Pertama Kali Naik Gunung: Pengalaman Tak Terlupakan di Gunung Pulosari

 
 
Kenangan pertama mendaki gunung selalu memiliki kesan mendalam, apalagi jika diwarnai dengan kejadian lucu dan pelajaran berharga. Tahun 2004 menjadi awal perjalanan saya mengenal keindahan alam lewat Gunung Pulosari. Dari persiapan seadanya hingga momen tak terlupakan di kawah gunung, pengalaman ini adalah bab awal saya jatuh cinta pada dunia pendakian.

Gunung Pulosari: Destinasi yang Ramah untuk Pemula

Gunung Pulosari terletak di Kabupaten Pandeglang, Banten, dengan ketinggian sekitar 1.346 meter di atas permukaan laut. Gunung ini terkenal dengan kawah aktifnya yang menjadi daya tarik utama, selain trek hutan tropis yang rindang dan suasana pendakian yang asri. Gunung ini sering menjadi pilihan pendaki pemula karena jalurnya tidak terlalu sulit, meskipun tetap memerlukan stamina dan semangat. Lokasinya yang strategis membuatnya mudah diakses dari wilayah sekitar Banten dan Jakarta.

Awal Perjalanan: Tanpa Persiapan yang Matang

Waktu itu saya duduk di kelas 3 SMP dan belum tahu apa-apa soal mendaki gunung. Kakak senior dari SMA mengajak saya dan beberapa teman untuk mencoba mendaki Gunung Pulosari. Dengan minimnya informasi yang tersedia karena pada saat itu belum ada internet seperti sekarang, kami berangkat dengan persiapan seadanya. Sepatu gunung? Tidak ada. Tas carrier? Saya hanya membawa ransel biasa. Makanan? Sebisanya saja, termasuk mie instan dan beberapa bungkus makanan ringan.

Meski persiapan sangat minim, kami tetap antusias. Dalam perjalanan, saya sadar bahwa mendaki gunung bukan hanya soal kekuatan fisik, tetapi juga soal belajar berbagi. Salah satu teman saya kelelahan di tengah trek, dan kami semua sepakat untuk berhenti sejenak, meskipun beberapa dari kami masih kuat untuk melanjutkan. Pengalaman itu mengajarkan pentingnya kebersamaan dan empati terhadap orang lain.

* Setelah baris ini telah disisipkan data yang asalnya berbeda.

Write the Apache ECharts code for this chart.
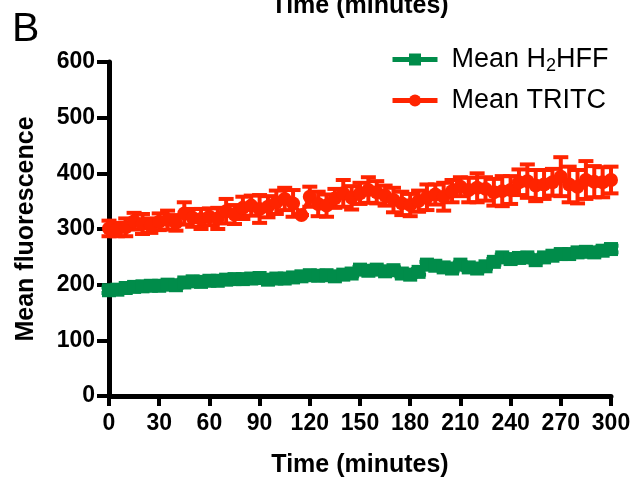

Momen Tak Terlupakan: Kawah Gunung Pulosari

Salah satu momen yang paling membekas dalam ingatan saya adalah ketika kami tiba di kawah Gunung Pulosari. Kawah ini memiliki air yang mendidih akibat aktivitas vulkanik. Kakak senior kami memberi ide untuk merebus telur di sana, dan ternyata berhasil! Kami juga memasak mie instan dengan air kawah. Rasanya mungkin tidak terlalu istimewa, tetapi suasana makan bersama di tengah kawah gunung menjadi kenangan yang tidak akan pernah saya lupakan. Momen itu menyadarkan saya bahwa kebahagiaan bisa ditemukan dalam hal-hal sederhana.

Kebahagiaan di Balik Kesederhanaan
Meski pemandangan dari puncak gunung sangat indah, bagi saya, momen terbaik dari pendakian pertama ini justru saat kami santai di tenda. Membuat minuman hangat, bercanda, dan berbagi cerita bersama teman-teman pendakian adalah bagian yang paling saya nikmati. Itu adalah waktu di mana kelelahan perjalanan terasa hilang dan digantikan dengan tawa dan kebersamaan.

Ada juga cerita lucu yang selalu saya ingat. Saya membawa kamera Kodak dengan roll film yang terbatas jumlah fotonya. Setiap foto harus diambil dengan hati-hati, hanya untuk momen yang dianggap benar-benar berharga. Namun, ketika filmnya dicuci, tidak ada satu pun gambar yang muncul. Istilah waktu itu, filmnya "terbakar" karena terkena cahaya matahari. Meski kecewa, pengalaman itu membuat saya lebih menghargai momen tanpa terlalu terpaku pada dokumentasi.

Refleksi dan Pelajaran Hidup

Dari pengalaman pertama mendaki Gunung Pulosari, saya belajar bahwa gunung bukan hanya soal mendaki dan menikmati pemandangan. Lebih dari itu, gunung mengajarkan tentang kebersamaan, keikhlasan, dan menghargai momen-momen kecil yang sederhana. Perjalanan ini membuka mata saya terhadap keindahan alam dan pentingnya menjaga hubungan baik dengan sesama pendaki.

Gunung Pulosari adalah awal dari banyak petualangan lain yang saya jalani. Dan meski sekarang saya telah mendaki beberapa gunung lainnya, pengalaman pertama ini tetap menjadi yang paling berkesan.